Thursday, June 4, 2009

Sonic Love feat. [The Eternal]

  Penetrating skulls since 1981, Sonic Youth needs no approval. This collective group of individuals stem beyond the coattails of post punk: their unorthodox tendencies and uncompromising experimental style have dry humped the dimensions of music as a whole.

 Of course, its never been about making music comfortable: it was a statement and an attitude behind the music that separated the circles from the squares. Being part of a scene that was more centered on the ideology than the formulation of a proper song wasn't something for everybody. No wave was off key, questionable and sometimes painful; it stripped music to primitive sounds and encouraged an open and conceptually minded approach.

  For a movement that began as an ear bleeding blast to the preconceived monkey bands of the late 1970s, the long standing impact of the no wave is remarkable. EG- The new age revival. Noise bands have since resurfaced all over the place as well as groups like Black Dice, Liars and Holy Fuck who take on similar experimental get-ups. Although new stuff doesn't register the same shock value, its still interesting to see a break from the usual and exploration within our digital landfill of a world.

  Seasons change, babies loose purity, the polar bear population declines -- Sonic Youth... still doing what they do. Just about 30 years of making music and maintained such great artistic integrity. [what is that] The band has always pushed priority on the experimental value within music with vigor hearts; boundaries are deeper, darker, delusional and open for discussion. Ultimately, this is why Sonic Youth rules.


   The new album, The Eternal, is a serge of many sounds: it seems to bridge formalities between psychedelia, easy listening and distorted instrumentals into one appropriately disheveled package.
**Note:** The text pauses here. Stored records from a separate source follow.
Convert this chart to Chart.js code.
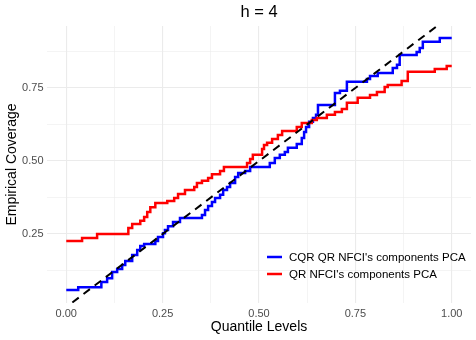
<!DOCTYPE html>
<html>
<head>
<meta charset="utf-8">
<script src="https://cdn.jsdelivr.net/npm/chart.js@4.4.0/dist/chart.umd.min.js"></script>
<style>
    html, body { margin: 0; padding: 0; background: #fff; }
</style>
</head>
<body>
<canvas id="graficoCobertura" width="476" height="340"></canvas>
<script>

const nivelesCQR = [0, 0.031, 0.091, 0.106, 0.119, 0.132, 0.145, 0.153, 0.171, 0.184, 0.192, 0.202, 0.231, 0.238, 0.251, 0.256, 0.264, 0.277, 0.295,
    0.352, 0.360, 0.368, 0.378, 0.386, 0.399, 0.407, 0.417, 0.425, 0.438, 0.446, 0.464, 0.477, 0.528, 0.541, 0.554, 0.567, 0.575, 0.598,
    0.611, 0.617, 0.622, 0.630, 0.640, 0.648, 0.653, 0.697, 0.710, 0.728, 0.780, 0.788, 0.808, 0.847, 0.858, 0.865, 0.909, 0.917, 0.925, 0.969, 1];
const coberturaCQR = [0.058, 0.068, 0.086, 0.099, 0.120, 0.130, 0.144, 0.158, 0.178, 0.195, 0.209, 0.216, 0.226, 0.240, 0.253, 0.264, 0.277, 0.291, 0.305,
    0.315, 0.332, 0.346, 0.360, 0.373, 0.384, 0.401, 0.411, 0.425, 0.445, 0.459, 0.466, 0.479, 0.493, 0.510, 0.521, 0.531, 0.545, 0.558,
    0.579, 0.599, 0.616, 0.634, 0.647, 0.658, 0.692, 0.733, 0.740, 0.771, 0.781, 0.791, 0.801, 0.818, 0.829, 0.863, 0.873, 0.887, 0.908, 0.921, 0.921];

const nivelesQR = [0, 0.041, 0.080, 0.161, 0.171, 0.192, 0.202, 0.210, 0.218, 0.231, 0.262, 0.280, 0.290, 0.308, 0.332, 0.339, 0.352, 0.368, 0.378,
    0.399, 0.409, 0.469, 0.477, 0.484, 0.508, 0.513, 0.521, 0.534, 0.549, 0.560, 0.598, 0.611, 0.637, 0.650, 0.676, 0.697, 0.715, 0.728,
    0.756, 0.788, 0.806, 0.826, 0.834, 0.870, 0.886, 0.956, 0.987, 1];
const coberturaQR = [0.226, 0.236, 0.250, 0.271, 0.284, 0.295, 0.308, 0.325, 0.342, 0.356, 0.363, 0.373, 0.387, 0.401, 0.411, 0.425, 0.432, 0.442, 0.455,
    0.466, 0.479, 0.493, 0.507, 0.521, 0.541, 0.555, 0.562, 0.575, 0.589, 0.603, 0.616, 0.630, 0.640, 0.647, 0.658, 0.668, 0.678, 0.699,
    0.716, 0.726, 0.736, 0.753, 0.760, 0.774, 0.805, 0.815, 0.825, 0.825];

// linea de referencia y = x
const diagonal = [-0.1, 1.1];

const ticksX = [0, 0.125, 0.25, 0.375, 0.5, 0.625, 0.75, 0.875, 1];
const ticksY = [0.125, 0.25, 0.375, 0.5, 0.625, 0.75, 0.875];
const ticksPrincipales = [0, 0.25, 0.5, 0.75, 1];

const series = [
    { nombre: "CQR QR NFCI's components PCA", color: "#0000FF" },
    { nombre: "QR NFCI's components PCA", color: "#FF0000" }
];

const fuente = "'Liberation Sans', Arial, sans-serif";

function aPuntos(xs, ys) {
    return xs.map((x, i) => ({ x: x, y: ys[i] }));
}

function esPrincipal(v) {
    return ticksPrincipales.some(t => Math.abs(t - v) < 1e-9);
}

// titulo y leyenda dibujados dentro del panel (estilo ggplot)
const pluginExtras = {
    id: 'extras',
    afterDraw(chart) {
        const ctx = chart.ctx;
        const area = chart.chartArea;
        ctx.save();
        ctx.fillStyle = '#000';
        ctx.textAlign = 'center';
        ctx.textBaseline = 'middle';
        ctx.font = "16.5px " + fuente;
        ctx.fillText('h = 4', (area.left + area.right) / 2, 12);

        ctx.textAlign = 'left';
        ctx.font = "11.5px " + fuente;
        series.forEach((s, i) => {
            const y = 257 + i * 17;
            ctx.strokeStyle = s.color;
            ctx.lineWidth = 2.5;
            ctx.beginPath();
            ctx.moveTo(267, y);
            ctx.lineTo(282, y);
            ctx.stroke();
            ctx.fillStyle = '#000';
            ctx.fillText(s.nombre, 289, y + 0.5);
        });
        ctx.restore();
    }
};

const ctx = document.getElementById('graficoCobertura').getContext('2d');

new Chart(ctx, {
    type: 'line',
    plugins: [pluginExtras],
    data: {
        datasets: [
            {
                label: 'y = x',
                data: aPuntos(diagonal, diagonal),
                borderColor: '#000',
                borderWidth: 2,
                borderDash: [8, 6],
                pointRadius: 0,
                fill: false
            },
            {
                label: series[1].nombre,
                data: aPuntos(nivelesQR, coberturaQR),
                borderColor: series[1].color,
                borderWidth: 2.5,
                stepped: true,
                pointRadius: 0,
                fill: false
            },
            {
                label: series[0].nombre,
                data: aPuntos(nivelesCQR, coberturaCQR),
                borderColor: series[0].color,
                borderWidth: 2.5,
                stepped: true,
                pointRadius: 0,
                fill: false
            }
        ]
    },
    options: {
        responsive: false,
        animation: false,
        devicePixelRatio: 1,
        layout: { padding: { top: 26, right: 5, left: 0, bottom: 0 } },
        plugins: {
            legend: { display: false },
            tooltip: { enabled: false },
            title: { display: false }
        },
        scales: {
            x: {
                type: 'linear',
                min: -0.05,
                max: 1.05,
                afterBuildTicks: s => { s.ticks = ticksX.map(v => ({ value: v })); },
                afterFit: s => { s.height = 37; },
                border: { display: false },
                grid: {
                    drawTicks: false,
                    color: '#EBEBEB',
                    lineWidth: c => esPrincipal(c.tick.value) ? 1.1 : 0.55
                },
                ticks: {
                    padding: 4,
                    autoSkip: false,
                    maxRotation: 0,
                    color: '#4D4D4D',
                    font: { family: fuente, size: 11 },
                    callback: v => esPrincipal(v) ? v.toFixed(2) : ''
                },
                title: {
                    display: true,
                    text: 'Quantile Levels',
                    color: '#000',
                    font: { family: fuente, size: 14 },
                    padding: { top: 0, bottom: 4 }
                }
            },
            y: {
                type: 'linear',
                min: 0.0139,
                max: 0.962,
                afterBuildTicks: s => { s.ticks = ticksY.map(v => ({ value: v })); },
                afterFit: s => { s.width = 47; },
                border: { display: false },
                grid: {
                    drawTicks: false,
                    color: '#EBEBEB',
                    lineWidth: c => esPrincipal(c.tick.value) ? 1.1 : 0.55
                },
                ticks: {
                    padding: 3.5,
                    autoSkip: false,
                    color: '#4D4D4D',
                    font: { family: fuente, size: 11 },
                    callback: v => esPrincipal(v) ? v.toFixed(2) : ''
                },
                title: {
                    display: true,
                    text: 'Empirical Coverage',
                    color: '#000',
                    font: { family: fuente, size: 14 },
                    padding: { top: 3.5, bottom: 0 }
                }
            }
        }
    }
});

</script>
</body>
</html>
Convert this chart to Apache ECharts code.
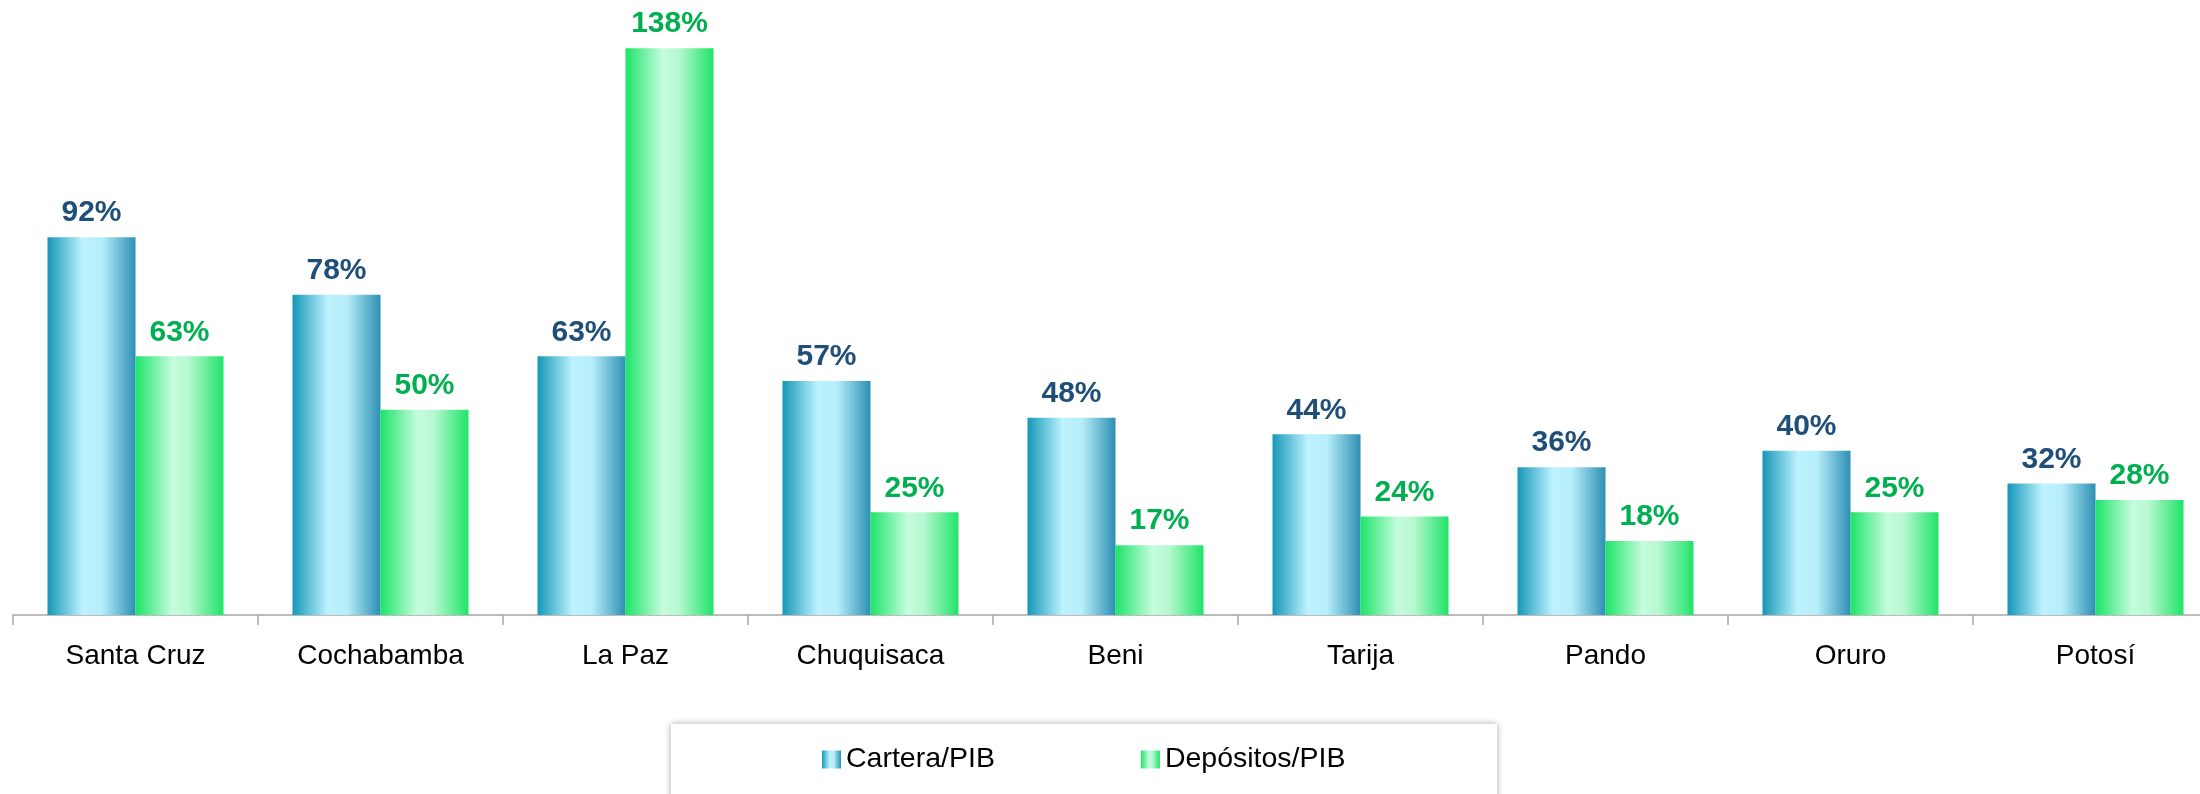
<!DOCTYPE html>
<html>
<head>
<meta charset="utf-8">
<script src="https://cdn.jsdelivr.net/npm/echarts@6/dist/echarts.min.js"></script>
<style>
  html, body { margin: 0; padding: 0; background: #fff; }
  #main { width: 2200px; height: 794px; }
</style>
</head>
<body>
<div id="main"></div>
<script>
const categories = ["Santa Cruz", "Cochabamba", "La Paz", "Chuquisaca", "Beni", "Tarija", "Pando", "Oruro", "Potosí"];
const carteraPib = [92, 78, 63, 57, 48, 44, 36, 40, 32];
const depositosPib = [63, 50, 138, 25, 17, 24, 18, 25, 28];

const blueFill = new echarts.graphic.LinearGradient(0, 0, 1, 0, [
  { offset: 0, color: "#1597B8" },
  { offset: 0.4, color: "#BDF2FF" },
  { offset: 0.62, color: "#B6EEFA" },
  { offset: 1, color: "#2D8FB4" }
]);
const greenFill = new echarts.graphic.LinearGradient(0, 0, 1, 0, [
  { offset: 0, color: "#1DE468" },
  { offset: 0.42, color: "#C4FCDD" },
  { offset: 0.6, color: "#B8F8D2" },
  { offset: 1, color: "#1FE468" }
]);

let myChart = echarts.init(document.getElementById("main"));
myChart.setOption({
  animation: false,
  textStyle: { fontFamily: "Liberation Sans" },
  grid: {
    left: 13,
    top: 40,
    width: 2205,
    bottom: 179,
    outerBoundsMode: "none"
  },
  graphic: [
    {
      type: "rect",
      z: -1,
      shape: { x: 671, y: 724, width: 826, height: 100 },
      style: {
        fill: "#fff",
        shadowBlur: 7,
        shadowColor: "rgba(0,0,0,0.35)"
      }
    }
  ],
  legend: {
    left: 822,
    top: 745,
    padding: 0,
    itemGap: 146,
    itemWidth: 19,
    itemHeight: 18,
    icon: "rect",
    textStyle: { fontSize: 28.5, color: "#000" },
    data: ["Cartera/PIB", "Depósitos/PIB"]
  },
  xAxis: {
    type: "category",
    data: categories,
    axisLine: { lineStyle: { color: "#A6A6A6", width: 1.5 } },
    axisTick: { show: true, length: 10, lineStyle: { color: "#A6A6A6", width: 1.5 } },
    axisLabel: { fontSize: 28, color: "#000", margin: 27 }
  },
  yAxis: {
    type: "value",
    min: 0,
    max: 140,
    show: false
  },
  series: [
    {
      name: "Cartera/PIB",
      type: "bar",
      data: carteraPib,
      barWidth: 88,
      barGap: "0%",
      itemStyle: { color: blueFill },
      label: {
        show: true,
        position: "top",
        distance: 9,
        formatter: "{c}%",
        fontSize: 30,
        fontWeight: "bold",
        color: "#1F4E79"
      }
    },
    {
      name: "Depósitos/PIB",
      type: "bar",
      data: depositosPib,
      barWidth: 88,
      itemStyle: { color: greenFill },
      label: {
        show: true,
        position: "top",
        distance: 9,
        formatter: "{c}%",
        fontSize: 30,
        fontWeight: "bold",
        color: "#00B050"
      }
    }
  ]
});
</script>
</body>
</html>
Hits of old school Sonic blend within this fusion in the best of ways.

  As their 16th studio album, the band is past the point of needing to impress. Realistically, they could release an album of dirty cat calls and get away with it. But check it: The Eternal is not a dirty cat call. The playlist is unpredictable and across the spectrum: heavy/light, slow/fast, happy/sad, controlled/plastered, girl/boy. It takes the listener on a 60 minute time trip that embodies the fluidity of a real life journey. Utilizing this album throughout your own day to day activities will likely make you a more interesting person. (On an extreme side note: I'm thinking a sequel to 1967's The Graduate where Ben and Elaine's runaway love takes a turn for the worst. Sonic Youth replacing the Simon & Garfunkel soundtrack would make for an interesting viewing. Hmm...)

  This album embodies so much of what Sonic Youth is about, and with a refined wisdom. Kim's taunting whispers in Massage the History. Classic guitar banters in Walkin' Blue. Poison Arrow's undeniable evocation of a Lou Reed classic. Washing Machine revival in Calming the Snake. There is a light, happy-go-lucky appeal to Antenna...  and some pissed off noise jams in Anti Orgasm.  ETC ETC ETC. The Eternal is a spontaneous dose of old school Sonic and new time tales.

Favourite Tracks:

Calming the Snake
Massage the History
What We Know


  1. Great writing. Pitchfork is posting all kinds of SY related stuff on their site (interviews, performances).

  2. Thanks Jeff, you're kind.

    And yeah, the pitchfork interviews/ coverage have been a treat. They made a stellar appearance on Letterman the other night also. What are your thoughts on the album? (Perhaps a review coming soon to BAA??)